At this moment, Musk is well on his way to finding out how accurate Price’s little maxim is.

Could you really run Twitter with a smaller staff than your typical American high school? Maybe not. Certainly, a bunch of Twitter addict journalists with no relevant expertise think it’s impossible.

But maybe you could. Did you know that Craiglist, which collects close to a billion dollars in revenue per year, has only about 50 staff?

Did you know that when Facebook bought WhatsApp for $19 billion in 2014, it had just 32 engineers for more than 450 million users? One year post-buyout, it was up to nearly a billion users, with just 50 engineers.

But the norm for most of big tech is bloat. Lots and lots of bloat. Facebook’s employee count looks like this:

Back in 2011, Twitter had more than a hundred million users but fewer than 500 staff. In 2018, Twitter had 3,900 employees and turned a profit of $1.2 billion on only $3.4 billion in revenue. In three years, after nearly doubling its headcount but only growing revenue to $5 billion, it’s managing to lose money.

Now, Elon Musk is daring to take Twitter off-script and make it a truly great company. And in the process, he is undertaking a grand experiment for the benefit of all American business. Elon taking on Twitter is like Reagan taking on the air traffic controllers: Musk is directly confronting a powerful interest group that believes itself invulnerable, and showing that not only it can bleed, but that it can be killed.

Tech venture capitalist Marc Andreessen has publicly argued that most companies are grossly overstaffed:

Honestly, given how badly Twitter performed relative to many other tech giants, and how simple its business is compared to something like Google, why stop at 4x overstaffing? Maybe Twitter was six times overstaffed, or eight times.

Now, Musk is wiping out all that potential overstaffing, virtually overnight, all at once. It’s a teardown unprecedented in Silicon Valley history. And yet, for now, Twitter works.

Not only that, but Musk’s ambition has clearly sparked interest from other supremely talented people. George Hotz, one of the most skilled software engineers in the world, is begging Musk to let him come aboard, essentially for free.

Brilliant people are attracted to Musk’s daring “just build it” vision. Journalists and other deadweight are repulsed.

If Twitter survives what Musk is putting it through, he will be setting a model that other tech companies can imitate.

For decades, tech has followed this predictable pattern: A tiny squad of genuinely smart, driven, and talented people build something new. If it fails, they vanish. But if it succeeds, the company booms and either makes huge amounts of revenue or attracts huge amounts of investment. Almost without exception, these small “commando squad” companies react to this new pile of money by hiring many new people, most of whom aren’t as smart, driven, and talented. The company bloats up, and loses its edge. It may still be profitable, but it becomes sluggish. It no longer innovates, and instead is dependent on crushing or absorbing new rivals before they take it down.
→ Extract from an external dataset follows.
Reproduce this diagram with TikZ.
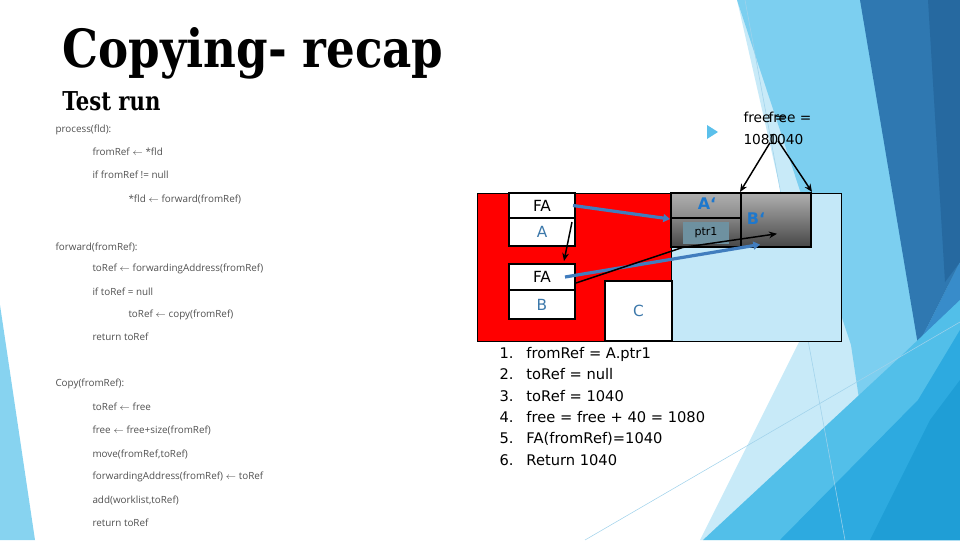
\documentclass[tikz,border=0pt]{standalone}
\usepackage{fontspec}
\setmainfont{DejaVu Sans}
\newfontfamily\codefont{Open Sans}
\newfontfamily\titlefont{DejaVu Serif}
\usetikzlibrary{calc,arrows.meta,positioning}
\newdimen\px \px=0.75pt

\definecolor{skyA}{RGB}{135,211,240}
\definecolor{paleA}{RGB}{200,234,248}
\definecolor{lightA}{RGB}{124,207,240}
\definecolor{darkA}{RGB}{47,120,177}
\definecolor{darkB}{RGB}{38,105,160}
\definecolor{midA}{RGB}{56,140,202}
\definecolor{brightA}{RGB}{82,191,233}
\definecolor{brightB}{RGB}{45,170,224}
\definecolor{brightC}{RGB}{31,158,214}
\definecolor{tospace}{RGB}{196,232,248}
\definecolor{labelblue}{RGB}{60,120,170}
\definecolor{copyblue}{RGB}{30,120,205}
\definecolor{ptrfill}{RGB}{110,145,160}
\definecolor{arrowblue}{RGB}{65,125,190}
\definecolor{codegray}{RGB}{80,80,80}

\tikzset{every picture/.style={line width=0.75pt}}
\tikzset{
  cell/.style={draw=black, line width=1.5pt, fill=white, minimum width=66\px, inner sep=0pt, font=\fontsize{11.5}{13}\selectfont},
  graycell/.style={draw=black, line width=1.5pt, minimum width=70\px, inner sep=0pt},
  codeline/.style={anchor=west, inner sep=0pt, text=codegray, font=\codefont\fontsize{7.4}{9}\selectfont},
  copylabel/.style={text=copyblue, inner sep=0pt, font=\bfseries\fontsize{12}{14}\selectfont},
  blueptr/.style={draw=arrowblue, line width=2.4pt, -{Triangle[length=5pt,width=6pt]}},
  blackptr/.style={draw=black, line width=1.1pt, -{Stealth[length=6pt,width=5pt]}},
  freetext/.style={anchor=north west, inner sep=0pt, align=left, font=\fontsize{10.3}{15.8}\selectfont},
}

\begin{document}
\begin{tikzpicture}[x=0.75pt,y=0.75pt,yscale=-1,xscale=1]
    \path[use as bounding box] (0,0) rectangle (960,540);

    %Shape: background facets
    \fill[skyA] (0,305) -- (35,540) -- (0,540) -- cycle ;
    \fill[paleA] (737,0) -- (960,0) -- (960,540) -- (700,540) -- (810,320) -- cycle ;
    \fill[lightA] (737,0) -- (960,0) -- (960,540) -- (880,540) -- (851,345) -- cycle ;
    \fill[midA] (918,345) -- (960,262) -- (960,440) -- (905,440) -- cycle ;
    \fill[darkA] (860,0) -- (960,0) -- (960,262) -- (918,345) -- cycle ;
    \fill[darkB] (928,0) -- (960,0) -- (960,262) -- (945,282) -- cycle ;
    \fill[brightA] (703,540) -- (900,357) -- (960,300) -- (960,540) -- cycle ;
    \fill[brightB] (780,540) -- (918,400) -- (960,330) -- (960,540) -- cycle ;
    \fill[brightC] (870,540) -- (930,420) -- (960,380) -- (960,540) -- cycle ;
    %Straight Lines: thin facet edges
    \draw[color={rgb, 255:red, 160; green, 210; blue, 235}, line width=0.4pt] (745,0) -- (845,540) ;
    \draw[color={rgb, 255:red, 160; green, 210; blue, 235}, line width=0.4pt] (585,540) -- (960,322) ;

    % Text Node
    \node[anchor=base west, inner sep=0pt] (title) at (62,67) {\resizebox{285.75pt}{30pt}{\titlefont\bfseries Copying- recap}};
    % Text Node
    \node[anchor=base west, inner sep=0pt] (subtitle) at (62,110) {\resizebox{73.5pt}{14.2pt}{\titlefont\bfseries Test run}};

    % Text Node: code lines
    \node[codeline] (c1) at (55,130) {process(fld):};
    \node[codeline] (c2) at (92,152) {fromRef $\leftarrow$ *fld};
    \node[codeline] (c3) at (92,175) {if fromRef != null};
    \node[codeline] (c4) at (128,199) {*fld $\leftarrow$ forward(fromRef)};
    \node[codeline] (c5) at (55,247) {forward(fromRef):};
    \node[codeline] (c6) at (92,269) {toRef $\leftarrow$ forwardingAddress(fromRef)};
    \node[codeline] (c7) at (92,292) {if toRef = null};
    \node[codeline] (c8) at (128,315) {toRef $\leftarrow$ copy(fromRef)};
    \node[codeline] (c9) at (92,337) {return toRef};
    \node[codeline] (c10) at (55,384) {Copy(fromRef):};
    \node[codeline] (c11) at (92,407) {toRef $\leftarrow$ free};
    \node[codeline] (c12) at (92,430) {free $\leftarrow$ free+size(fromRef)};
    \node[codeline] (c13) at (92,454) {move(fromRef,toRef)};
    \node[codeline] (c14) at (92,477) {forwardingAddress(fromRef) $\leftarrow$ toRef};
    \node[codeline] (c15) at (92,500) {add(worklist,toRef)};
    \node[codeline] (c16) at (92,523) {return toRef};

    %Shape: Rectangle (from space / to space)
    \node[draw=black, fill=red, line width=0.75pt, minimum width=194\px, minimum height=148\px, inner sep=0pt] (fromspace) at (574,267) {};
    \node[draw=black, fill=tospace, line width=0.75pt, minimum width=170\px, minimum height=148\px, inner sep=0pt] (tospace) at (756,267) {};

    %Shape: object A
    \node[cell, minimum height=25\px] (fa1) at (542,205.5) {FA};
    \node[cell, minimum height=28\px, text=labelblue] (refa) at (542,232) {A};
    %Shape: object B
    \node[cell, minimum height=26\px] (fa2) at (542,277) {FA};
    \node[cell, minimum height=29\px, text=labelblue] (refb) at (542,304.5) {B};
    %Shape: object C
    \node[cell, minimum width=67\px, minimum height=60\px, text=labelblue] (objc) at (638.5,311) {C};

    %Shape: copied objects
    \node[graycell, minimum height=25\px, top color={rgb,255:red,175;green,175;blue,175}, bottom color={rgb,255:red,138;green,138;blue,138}] (acopy) at (706,205.5) {};
    \node[graycell, minimum height=28.5\px, top color={rgb,255:red,132;green,132;blue,132}, bottom color={rgb,255:red,72;green,72;blue,72}] (ptrcell) at (706,232.25) {};
    \node[graycell, minimum height=53.5\px, top color={rgb,255:red,175;green,175;blue,175}, bottom color={rgb,255:red,72;green,72;blue,72}] (bcopy) at (776,219.75) {};
    \node[fill=ptrfill, minimum width=46\px, minimum height=22\px, inner sep=0pt, font=\fontsize{8.3}{10}\selectfont] (ptrbox) at (706,233) {ptr1};

    % Text Node
    \node[copylabel] (alabel) at (707,204) {A\symbol{96}};
    % Text Node
    \node[copylabel] (blabel) at (756,219) {B\symbol{96}};

    %Straight Lines: pointers
    \draw[blueptr] ([xshift=-3\px]fa1.east) -- (acopy.south west) ;
    \draw[blackptr] ($(refa.north east)+(-4,5)$) -- ($(fa2.north east)+(-12,-2)$) ;
    \draw[blueptr] ($(fa2.center)+(23,0)$) -- ($(bcopy.south)+(-16,-3)$) ;
    \draw[blackptr] ($(fa2.east)+(0,6)$) -- ($(ptrbox.south west)+(0,3)$) -- ($(bcopy.center)+(1,14)$) ;

    % Text Node: free pointer
    \node[freetext] (free1) at (743,112) {free =\\1080};
    \node[freetext] (free2) at (768,112) {free =\\1040};
    \draw[blackptr] ($(free2.south west)+(2,-2)$) -- (bcopy.north west) ;
    \draw[blackptr] ($(free2.south west)+(10,-4)$) -- (bcopy.north east) ;

    %Shape: bullet
    \fill[color={rgb, 255:red, 91; green, 192; blue, 235}] (707,125) -- (718,132) -- (707,139) -- cycle ;

    % Text Node: steps
    \node[anchor=north west, inner sep=0pt, align=left, font=\fontsize{11}{16}\selectfont] (steps) at (499,347) {%
      \makebox[27\px][l]{1.}fromRef = A.ptr1\\
      \makebox[27\px][l]{2.}toRef = null\\
      \makebox[27\px][l]{3.}toRef = 1040\\
      \makebox[27\px][l]{4.}free = free + 40 = 1080\\
      \makebox[27\px][l]{5.}FA(fromRef)=1040\\
      \makebox[27\px][l]{6.}Return 1040};

\end{tikzpicture}
\end{document}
Plenty of CEOs realize their companies are hideously bloated by wokists, HR types, diversity sinecures, and whiny screamers. To all but the most committed slaves of the ruling ideology, these parasites are simply a price of doing business. But imagine if the price didn’t have to be paid. Musk is putting Andreessen’s theory to the test, and finding out if a high-profile tech company really can be run as an efficient operation, without a bevy of fake jobs attached to satisfy a political ideology.

One battle of the century wasn’t enough for the world’s richest man. We him luck.